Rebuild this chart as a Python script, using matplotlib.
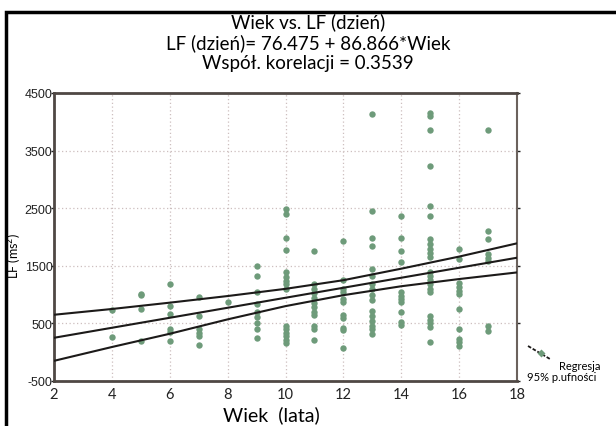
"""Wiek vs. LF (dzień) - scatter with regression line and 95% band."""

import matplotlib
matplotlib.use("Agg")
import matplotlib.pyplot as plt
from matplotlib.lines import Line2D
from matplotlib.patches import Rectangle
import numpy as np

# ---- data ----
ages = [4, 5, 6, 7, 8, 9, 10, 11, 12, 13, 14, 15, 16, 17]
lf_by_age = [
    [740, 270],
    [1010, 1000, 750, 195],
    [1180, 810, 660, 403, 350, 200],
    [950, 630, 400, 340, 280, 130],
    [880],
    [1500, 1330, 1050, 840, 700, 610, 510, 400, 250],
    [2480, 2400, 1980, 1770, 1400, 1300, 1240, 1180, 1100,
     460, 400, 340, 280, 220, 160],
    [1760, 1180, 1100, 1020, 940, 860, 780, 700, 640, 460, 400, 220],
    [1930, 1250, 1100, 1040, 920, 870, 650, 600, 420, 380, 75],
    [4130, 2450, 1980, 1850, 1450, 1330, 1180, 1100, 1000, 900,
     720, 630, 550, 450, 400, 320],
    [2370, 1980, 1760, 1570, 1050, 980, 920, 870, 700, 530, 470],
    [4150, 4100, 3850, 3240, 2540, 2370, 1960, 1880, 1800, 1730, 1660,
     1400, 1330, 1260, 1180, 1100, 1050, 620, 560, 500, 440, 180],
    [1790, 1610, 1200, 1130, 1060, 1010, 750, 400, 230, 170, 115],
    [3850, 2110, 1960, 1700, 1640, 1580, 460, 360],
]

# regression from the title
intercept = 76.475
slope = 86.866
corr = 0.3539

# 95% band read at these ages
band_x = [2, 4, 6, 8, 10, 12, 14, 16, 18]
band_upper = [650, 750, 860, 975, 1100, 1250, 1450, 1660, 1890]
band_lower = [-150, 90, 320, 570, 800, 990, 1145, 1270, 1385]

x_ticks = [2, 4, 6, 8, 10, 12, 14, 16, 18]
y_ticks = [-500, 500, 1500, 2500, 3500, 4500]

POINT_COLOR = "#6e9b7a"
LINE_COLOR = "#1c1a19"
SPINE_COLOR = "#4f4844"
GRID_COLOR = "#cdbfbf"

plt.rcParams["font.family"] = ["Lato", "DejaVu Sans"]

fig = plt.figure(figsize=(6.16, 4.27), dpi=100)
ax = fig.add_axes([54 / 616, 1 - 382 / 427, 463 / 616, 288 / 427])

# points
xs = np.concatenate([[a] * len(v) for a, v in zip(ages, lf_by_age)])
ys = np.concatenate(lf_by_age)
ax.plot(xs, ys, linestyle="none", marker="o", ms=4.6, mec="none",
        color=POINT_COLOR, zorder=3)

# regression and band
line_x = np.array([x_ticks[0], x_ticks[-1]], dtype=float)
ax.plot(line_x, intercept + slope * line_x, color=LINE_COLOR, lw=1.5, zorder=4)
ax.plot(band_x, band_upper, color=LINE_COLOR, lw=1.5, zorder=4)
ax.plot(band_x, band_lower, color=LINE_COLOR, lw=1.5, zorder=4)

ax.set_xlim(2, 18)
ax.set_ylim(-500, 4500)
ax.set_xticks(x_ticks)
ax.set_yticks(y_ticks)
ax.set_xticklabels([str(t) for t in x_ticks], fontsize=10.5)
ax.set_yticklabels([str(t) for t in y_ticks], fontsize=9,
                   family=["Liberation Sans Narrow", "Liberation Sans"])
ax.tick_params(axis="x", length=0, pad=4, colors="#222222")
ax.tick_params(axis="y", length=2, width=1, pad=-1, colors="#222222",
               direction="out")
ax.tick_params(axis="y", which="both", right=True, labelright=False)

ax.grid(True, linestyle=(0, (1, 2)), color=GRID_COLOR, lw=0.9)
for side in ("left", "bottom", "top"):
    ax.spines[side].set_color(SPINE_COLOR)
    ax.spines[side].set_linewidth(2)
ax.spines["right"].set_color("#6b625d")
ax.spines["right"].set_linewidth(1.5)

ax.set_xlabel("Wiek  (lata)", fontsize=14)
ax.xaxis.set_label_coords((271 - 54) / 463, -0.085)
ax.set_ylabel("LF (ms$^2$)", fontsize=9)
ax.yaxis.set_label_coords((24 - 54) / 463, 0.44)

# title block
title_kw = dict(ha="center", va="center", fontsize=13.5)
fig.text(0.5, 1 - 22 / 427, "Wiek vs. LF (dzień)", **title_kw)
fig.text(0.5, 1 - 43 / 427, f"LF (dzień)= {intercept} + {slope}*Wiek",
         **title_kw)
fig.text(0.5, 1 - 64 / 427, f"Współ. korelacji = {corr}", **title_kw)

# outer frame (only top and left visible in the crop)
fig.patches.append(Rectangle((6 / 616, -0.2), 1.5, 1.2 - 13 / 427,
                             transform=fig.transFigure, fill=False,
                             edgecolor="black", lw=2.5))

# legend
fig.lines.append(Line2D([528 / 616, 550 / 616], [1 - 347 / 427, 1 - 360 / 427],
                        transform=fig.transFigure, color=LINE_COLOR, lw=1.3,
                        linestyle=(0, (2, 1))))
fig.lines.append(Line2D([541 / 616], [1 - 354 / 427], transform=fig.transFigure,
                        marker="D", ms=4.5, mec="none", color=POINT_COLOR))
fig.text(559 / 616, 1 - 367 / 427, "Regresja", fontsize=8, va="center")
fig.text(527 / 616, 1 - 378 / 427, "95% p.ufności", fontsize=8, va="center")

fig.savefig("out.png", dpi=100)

++++

Copy the listing exactly. Any image in it stays out of the copy.

Rebuild this chart as a Python script, using matplotlib.
"""Wiek vs. LF (dzień) - scatter with regression line and 95% band."""

import matplotlib
matplotlib.use("Agg")
import matplotlib.pyplot as plt
from matplotlib.lines import Line2D
from matplotlib.patches import Rectangle
import numpy as np

# ---- data ----
ages = [4, 5, 6, 7, 8, 9, 10, 11, 12, 13, 14, 15, 16, 17]
lf_by_age = [
    [740, 270],
    [1010, 1000, 750, 195],
    [1180, 810, 660, 403, 350, 200],
    [950, 630, 400, 340, 280, 130],
    [880],
    [1500, 1330, 1050, 840, 700, 610, 510, 400, 250],
    [2480, 2400, 1980, 1770, 1400, 1300, 1240, 1180, 1100,
     460, 400, 340, 280, 220, 160],
    [1760, 1180, 1100, 1020, 940, 860, 780, 700, 640, 460, 400, 220],
    [1930, 1250, 1100, 1040, 920, 870, 650, 600, 420, 380, 75],
    [4130, 2450, 1980, 1850, 1450, 1330, 1180, 1100, 1000, 900,
     720, 630, 550, 450, 400, 320],
    [2370, 1980, 1760, 1570, 1050, 980, 920, 870, 700, 530, 470],
    [4150, 4100, 3850, 3240, 2540, 2370, 1960, 1880, 1800, 1730, 1660,
     1400, 1330, 1260, 1180, 1100, 1050, 620, 560, 500, 440, 180],
    [1790, 1610, 1200, 1130, 1060, 1010, 750, 400, 230, 170, 115],
    [3850, 2110, 1960, 1700, 1640, 1580, 460, 360],
]

# regression from the title
intercept = 76.475
slope = 86.866
corr = 0.3539

# 95% band read at these ages
band_x = [2, 4, 6, 8, 10, 12, 14, 16, 18]
band_upper = [650, 750, 860, 975, 1100, 1250, 1450, 1660, 1890]
band_lower = [-150, 90, 320, 570, 800, 990, 1145, 1270, 1385]

x_ticks = [2, 4, 6, 8, 10, 12, 14, 16, 18]
y_ticks = [-500, 500, 1500, 2500, 3500, 4500]

POINT_COLOR = "#6e9b7a"
LINE_COLOR = "#1c1a19"
SPINE_COLOR = "#4f4844"
GRID_COLOR = "#cdbfbf"

plt.rcParams["font.family"] = ["Lato", "DejaVu Sans"]

fig = plt.figure(figsize=(6.16, 4.27), dpi=100)
ax = fig.add_axes([54 / 616, 1 - 382 / 427, 463 / 616, 288 / 427])

# points
xs = np.concatenate([[a] * len(v) for a, v in zip(ages, lf_by_age)])
ys = np.concatenate(lf_by_age)
ax.plot(xs, ys, linestyle="none", marker="o", ms=4.6, mec="none",
        color=POINT_COLOR, zorder=3)

# regression and band
line_x = np.array([x_ticks[0], x_ticks[-1]], dtype=float)
ax.plot(line_x, intercept + slope * line_x, color=LINE_COLOR, lw=1.5, zorder=4)
ax.plot(band_x, band_upper, color=LINE_COLOR, lw=1.5, zorder=4)
ax.plot(band_x, band_lower, color=LINE_COLOR, lw=1.5, zorder=4)

ax.set_xlim(2, 18)
ax.set_ylim(-500, 4500)
ax.set_xticks(x_ticks)
ax.set_yticks(y_ticks)
ax.set_xticklabels([str(t) for t in x_ticks], fontsize=10.5)
ax.set_yticklabels([str(t) for t in y_ticks], fontsize=9,
                   family=["Liberation Sans Narrow", "Liberation Sans"])
ax.tick_params(axis="x", length=0, pad=4, colors="#222222")
ax.tick_params(axis="y", length=2, width=1, pad=-1, colors="#222222",
               direction="out")
ax.tick_params(axis="y", which="both", right=True, labelright=False)

ax.grid(True, linestyle=(0, (1, 2)), color=GRID_COLOR, lw=0.9)
for side in ("left", "bottom", "top"):
    ax.spines[side].set_color(SPINE_COLOR)
    ax.spines[side].set_linewidth(2)
ax.spines["right"].set_color("#6b625d")
ax.spines["right"].set_linewidth(1.5)

ax.set_xlabel("Wiek  (lata)", fontsize=14)
ax.xaxis.set_label_coords((271 - 54) / 463, -0.085)
ax.set_ylabel("LF (ms$^2$)", fontsize=9)
ax.yaxis.set_label_coords((24 - 54) / 463, 0.44)

# title block
title_kw = dict(ha="center", va="center", fontsize=13.5)
fig.text(0.5, 1 - 22 / 427, "Wiek vs. LF (dzień)", **title_kw)
fig.text(0.5, 1 - 43 / 427, f"LF (dzień)= {intercept} + {slope}*Wiek",
         **title_kw)
fig.text(0.5, 1 - 64 / 427, f"Współ. korelacji = {corr}", **title_kw)

# outer frame (only top and left visible in the crop)
fig.patches.append(Rectangle((6 / 616, -0.2), 1.5, 1.2 - 13 / 427,
                             transform=fig.transFigure, fill=False,
                             edgecolor="black", lw=2.5))

# legend
fig.lines.append(Line2D([528 / 616, 550 / 616], [1 - 347 / 427, 1 - 360 / 427],
                        transform=fig.transFigure, color=LINE_COLOR, lw=1.3,
                        linestyle=(0, (2, 1))))
fig.lines.append(Line2D([541 / 616], [1 - 354 / 427], transform=fig.transFigure,
                        marker="D", ms=4.5, mec="none", color=POINT_COLOR))
fig.text(559 / 616, 1 - 367 / 427, "Regresja", fontsize=8, va="center")
fig.text(527 / 616, 1 - 378 / 427, "95% p.ufności", fontsize=8, va="center")

fig.savefig("out.png", dpi=100)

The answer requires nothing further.